* WORK REQUIRED: The lines from the top of the material through the line with "2.7, 0.1, 0.1];" are to be set down exactly. Leave the pictures out.

* DATASET SECTION:
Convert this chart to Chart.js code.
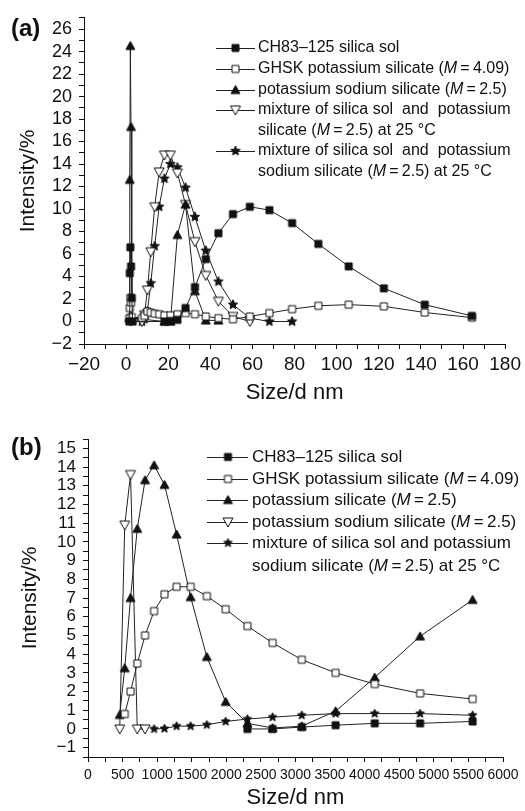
<!DOCTYPE html>
<html>
<head>
<meta charset="utf-8">
<script src="https://cdn.jsdelivr.net/npm/chart.js@4.4.1/dist/chart.umd.min.js"></script>
<style>
  html, body { margin: 0; padding: 0; background: #fff; }
  #wrap { position: relative; width: 525px; height: 811px; overflow: hidden; }
  canvas { position: absolute; left: 0; }
  #chart-a { top: 0; }
  #chart-b { top: 410px; }
</style>
</head>
<body>
<div id="wrap">
  <canvas id="chart-a" width="525" height="410" style="width:525px;height:410px"></canvas>
  <canvas id="chart-b" width="525" height="401" style="width:525px;height:401px"></canvas>
</div>
<script>
// ---- panel (a): size bins (nm) and intensity (%) ----
const solA_x = [1.499, 1.736, 2.01, 2.328, 2.696, 3.122, 18.17, 21.04, 24.36, 28.21, 32.67, 37.84, 43.82, 50.75, 58.77, 68.06, 78.82, 91.28, 105.7, 122.4, 141.8, 164.2];
const solA_y = [0, 4.3, 6.6, 4.9, 2.1, 0, 0, 0.05, 0.15, 1.2, 3.05, 5.55, 7.85, 9.55, 10.2, 9.9, 8.75, 6.9, 4.9, 2.95, 1.5, 0.5];

const ghskA_x = [1.499, 1.736, 2.01, 2.328, 2.696, 7.531, 8.721, 10.1, 11.7, 13.54, 15.69, 18.17, 21.04, 24.36, 28.21, 32.67, 37.84, 43.82, 50.75, 58.77, 68.06, 78.82, 91.28, 105.7, 122.4, 141.8, 164.2];
const ghskA_y = [0.3, 1.2, 2.1, 1.7, 0.4, 0.3, 0.5, 0.9, 0.8, 0.7, 0.65, 0.55, 0.55, 0.65, 0.75, 0.65, 0.45, 0.3, 0.2, 0.45, 0.75, 1.1, 1.4, 1.5, 1.35, 0.8, 0.35];

const kNaA_x = [1.499, 1.736, 2.01, 2.328, 2.696, 18.17, 21.04, 24.36, 28.21, 32.67, 37.84, 43.82];
const kNaA_y = [0.3, 12.6, 24.5, 17.3, 0.3, 0, 0, 7.7, 10.4, 2.7, 0.1, 0.1];

const mixKA_x = [7.531, 8.721, 10.1, 11.7, 13.54, 15.69, 18.17, 21.04, 24.36, 28.21, 32.67, 37.84, 43.82, 50.75, 58.77];
const mixKA_y = [0, 0.6, 2.8, 6.2, 10.2, 13.3, 14.8, 14.8, 13.2, 10.4, 7.1, 4.1, 1.8, 0.45, 0];

const mixKNaA_x = [7.531, 8.721, 10.1, 11.7, 13.54, 15.69, 18.17, 21.04, 24.36, 28.21, 32.67, 37.84, 43.82, 50.75, 58.77, 68.06, 78.82];
const mixKNaA_y = [0, 0.2, 0.9, 3.4, 6.7, 10.2, 12.7, 14.0, 13.7, 11.9, 9.3, 6.3, 3.55, 1.5, 0.3, 0, 0];

// ---- panel (b) ----
const solB_x = [2305, 2669, 3091, 3580, 4145, 4801, 5560];
const solB_y = [0, 0, 0.1, 0.2, 0.3, 0.3, 0.4];

const ghskB_x = [531.2, 615.1, 712.4, 825, 955.4, 1106, 1281, 1484, 1718, 1990, 2305, 2669, 3091, 3580, 4145, 4801, 5560];
const ghskB_y = [0.8, 2.0, 3.5, 5.0, 6.3, 7.2, 7.6, 7.6, 7.1, 6.4, 5.5, 4.6, 3.7, 3.0, 2.4, 1.9, 1.6];

const kB_x = [458.7, 531.2, 615.1, 712.4, 825, 955.4, 1106, 1281, 1484, 1718, 1990, 2305, 2669, 3091, 3580, 4145, 4801, 5560];
const kB_y = [0.75, 3.25, 7.0, 10.7, 13.3, 14.1, 13.05, 10.4, 7.05, 3.85, 1.45, 0.3, 0.05, 0.15, 0.95, 2.75, 4.95, 6.9];

const kNaB_x = [458.7, 531.2, 615.1, 712.4, 825];
const kNaB_y = [0, 10.9, 13.6, 0, 0];

const mixKNaB_x = [955.4, 1106, 1281, 1484, 1718, 1990, 2305, 2669, 3091, 3580, 4145, 4801, 5560];
const mixKNaB_y = [0, 0.02, 0.15, 0.15, 0.22, 0.4, 0.53, 0.63, 0.73, 0.82, 0.82, 0.82, 0.73];

// legend texts, *M* is italic
const legendA = [
  ['CH83\u2013125 silica sol'],
  ['GHSK potassium silicate (*M*\u2009=\u20094.09)'],
  ['potassium sodium silicate (*M*\u2009=\u20092.5)'],
  ['mixture of silica sol  and  potassium', 'silicate (*M*\u2009=\u20092.5) at 25 \u00B0C'],
  ['mixture of silica sol  and  potassium', 'sodium silicate (*M*\u2009=\u20092.5) at 25 \u00B0C'],
];
const legendB = [
  ['CH83\u2013125 silica sol'],
  ['GHSK potassium silicate (*M*\u2009=\u20094.09)'],
  ['potassium silicate (*M*\u2009=\u20092.5)'],
  ['potassium sodium silicate (*M*\u2009=\u20092.5)'],
  ['mixture of silica sol and potassium', 'sodium silicate (*M*\u2009=\u20092.5) at 25 \u00B0C'],
];

const FONT = '"Liberation Sans", Arial, Helvetica, sans-serif';
const INK = '#111';

function marker(kind, size, filled) {
  const s = Math.ceil(size) + 4;
  const c = document.createElement('canvas');
  c.width = s; c.height = s;
  const g = c.getContext('2d');
  const m = s / 2, r = size / 2;
  g.beginPath();
  if (kind === 'square') {
    g.rect(m - r, m - r, size, size);
  } else if (kind === 'up') {
    g.moveTo(m, m - r); g.lineTo(m + r, m + r * 0.8); g.lineTo(m - r, m + r * 0.8); g.closePath();
  } else if (kind === 'down') {
    g.moveTo(m - r, m - r * 0.8); g.lineTo(m + r, m - r * 0.8); g.lineTo(m, m + r); g.closePath();
  } else {
    for (let i = 0; i < 10; i++) {
      const a = -Math.PI / 2 + i * Math.PI / 5;
      const rr = i % 2 ? r * 0.45 : r;
      g.lineTo(m + rr * Math.cos(a), m + rr * Math.sin(a));
    }
    g.closePath();
  }
  g.fillStyle = filled ? INK : '#fff';
  g.fill();
  g.lineWidth = 1;
  g.strokeStyle = INK;
  g.stroke();
  return c;
}

const mkA = [marker('square', 7, true), marker('square', 7, false), marker('up', 9, true), marker('down', 10, false), marker('star', 10, true)];
const mkB = [marker('square', 7, true), marker('square', 7, false), marker('up', 9, true), marker('down', 10, false), marker('star', 9, true)];

function series(xs, ys, img) {
  return {
    data: xs.map((x, i) => ({ x, y: ys[i] })),
    showLine: true,
    borderColor: '#222',
    borderWidth: 1,
    pointStyle: img,
    pointRadius: 4,
    tension: 0,
    fill: false,
  };
}

function fmt(v) {
  return v < 0 ? '\u2212' + Math.abs(v) : String(v);
}

function drawRich(ctx, text, x, y, size) {
  text.split('*').forEach((part, i) => {
    ctx.font = (i % 2 ? 'italic ' : '') + size + 'px ' + FONT;
    ctx.fillText(part, x, y);
    x += ctx.measureText(part).width;
  });
}

const legendBox = {
  id: 'legendBox',
  afterDraw(chart, args, o) {
    const ctx = chart.ctx;
    ctx.save();
    ctx.fillStyle = INK;
    ctx.textBaseline = 'middle';
    o.labels.forEach((lines, i) => {
      const y = o.ys[i];
      ctx.strokeStyle = '#222';
      ctx.lineWidth = 1;
      ctx.beginPath();
      ctx.moveTo(o.x0, Math.round(y) + 0.5);
      ctx.lineTo(o.x1, Math.round(y) + 0.5);
      ctx.stroke();
      const img = o.markers[i];
      ctx.drawImage(img, o.xm - img.width / 2, y - img.height / 2);
      lines.forEach((ln, k) => drawRich(ctx, ln, o.tx, y + k * o.gap, o.size));
    });
    ctx.font = 'bold 24px ' + FONT;
    ctx.fillText(o.tag, o.tagX, o.tagY);
    ctx.restore();
  },
};

function axis(min, max, step, labelEvery, fontSize, fit, title, titleSize, titlePad) {
  return {
    type: 'linear',
    min, max,
    afterFit: fit,
    ticks: {
      stepSize: step,
      autoSkip: false,
      maxRotation: 0,
      color: INK,
      font: { size: fontSize, family: FONT },
      callback: v => (Math.abs(v / labelEvery - Math.round(v / labelEvery)) < 1e-6 ? fmt(v) : ''),
    },
    grid: { display: true, drawOnChartArea: false, tickLength: 5, tickColor: INK },
    border: { display: true, color: INK, width: 1 },
    title: { display: true, text: title, color: INK, font: { size: titleSize, family: FONT }, padding: titlePad },
  };
}

function makeChart(id, datasets, xAxis, yAxis, padding, legendOpts) {
  return new Chart(document.getElementById(id), {
    type: 'scatter',
    data: { datasets },
    options: {
      responsive: false,
      animation: false,
      events: [],
      layout: { padding },
      plugins: { legend: { display: false }, tooltip: { enabled: false }, legendBox: legendOpts },
      scales: { x: xAxis, y: yAxis },
    },
    plugins: [legendBox],
  });
}

const xA = axis(-20, 180, 10, 20, 19, s => { s.height = 66; }, 'Size/d nm', 22, { top: 0, bottom: 4 });
xA.ticks.padding = 4;
const yA = axis(-2, 27, 1, 2, 18, s => { s.width = 84; }, 'Intensity/%', 21, { top: 16, bottom: 0 });
yA.ticks.padding = 7;

makeChart('chart-a', [
  series(solA_x, solA_y, mkA[0]),
  series(ghskA_x, ghskA_y, mkA[1]),
  series(kNaA_x, kNaA_y, mkA[2]),
  series(mixKA_x, mixKA_y, mkA[3]),
  series(mixKNaA_x, mixKNaA_y, mkA[4]),
], xA, yA, { top: 17, right: 19, left: 0, bottom: 0 }, {
  labels: legendA, markers: mkA, ys: [48, 69, 90, 110, 151], gap: 20.5,
  x0: 216, x1: 255, xm: 235.5, tx: 258, size: 16, tag: '(a)', tagX: 11, tagY: 29,
});

const xB = axis(0, 6000, 250, 500, 14, s => { s.height = 54; }, 'Size/d nm', 22, { top: 0, bottom: 0 });
xB.ticks.padding = 5;
const yB = axis(-1.5, 15.5, 0.5, 1, 17, s => { s.width = 88; }, 'Intensity/%', 21, { top: 18, bottom: 0 });
yB.ticks.padding = 7;

makeChart('chart-b', [
  series(solB_x, solB_y, mkB[0]),
  series(ghskB_x, ghskB_y, mkB[1]),
  series(kB_x, kB_y, mkB[2]),
  series(kNaB_x, kNaB_y, mkB[3]),
  series(mixKNaB_x, mixKNaB_y, mkB[4]),
], xB, yB, { top: 29, right: 22, left: 0, bottom: 0 }, {
  labels: legendB, markers: mkB, ys: [47, 69, 90, 112, 133], gap: 23,
  x0: 207, x1: 248, xm: 228, tx: 252, size: 17, tag: '(b)', tagX: 11, tagY: 38,
});
</script>
</body>
</html>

* WRITTEN RESPONSE:
Convert this chart to Chart.js code.
<!DOCTYPE html>
<html>
<head>
<meta charset="utf-8">
<script src="https://cdn.jsdelivr.net/npm/chart.js@4.4.1/dist/chart.umd.min.js"></script>
<style>
  html, body { margin: 0; padding: 0; background: #fff; }
  #wrap { position: relative; width: 525px; height: 811px; overflow: hidden; }
  canvas { position: absolute; left: 0; }
  #chart-a { top: 0; }
  #chart-b { top: 410px; }
</style>
</head>
<body>
<div id="wrap">
  <canvas id="chart-a" width="525" height="410" style="width:525px;height:410px"></canvas>
  <canvas id="chart-b" width="525" height="401" style="width:525px;height:401px"></canvas>
</div>
<script>
// ---- panel (a): size bins (nm) and intensity (%) ----
const solA_x = [1.499, 1.736, 2.01, 2.328, 2.696, 3.122, 18.17, 21.04, 24.36, 28.21, 32.67, 37.84, 43.82, 50.75, 58.77, 68.06, 78.82, 91.28, 105.7, 122.4, 141.8, 164.2];
const solA_y = [0, 4.3, 6.6, 4.9, 2.1, 0, 0, 0.05, 0.15, 1.2, 3.05, 5.55, 7.85, 9.55, 10.2, 9.9, 8.75, 6.9, 4.9, 2.95, 1.5, 0.5];

const ghskA_x = [1.499, 1.736, 2.01, 2.328, 2.696, 7.531, 8.721, 10.1, 11.7, 13.54, 15.69, 18.17, 21.04, 24.36, 28.21, 32.67, 37.84, 43.82, 50.75, 58.77, 68.06, 78.82, 91.28, 105.7, 122.4, 141.8, 164.2];
const ghskA_y = [0.3, 1.2, 2.1, 1.7, 0.4, 0.3, 0.5, 0.9, 0.8, 0.7, 0.65, 0.55, 0.55, 0.65, 0.75, 0.65, 0.45, 0.3, 0.2, 0.45, 0.75, 1.1, 1.4, 1.5, 1.35, 0.8, 0.35];

const kNaA_x = [1.499, 1.736, 2.01, 2.328, 2.696, 18.17, 21.04, 24.36, 28.21, 32.67, 37.84, 43.82];
const kNaA_y = [0.3, 12.6, 24.5, 17.3, 0.3, 0, 0, 7.7, 10.4, 2.7, 0.1, 0.1];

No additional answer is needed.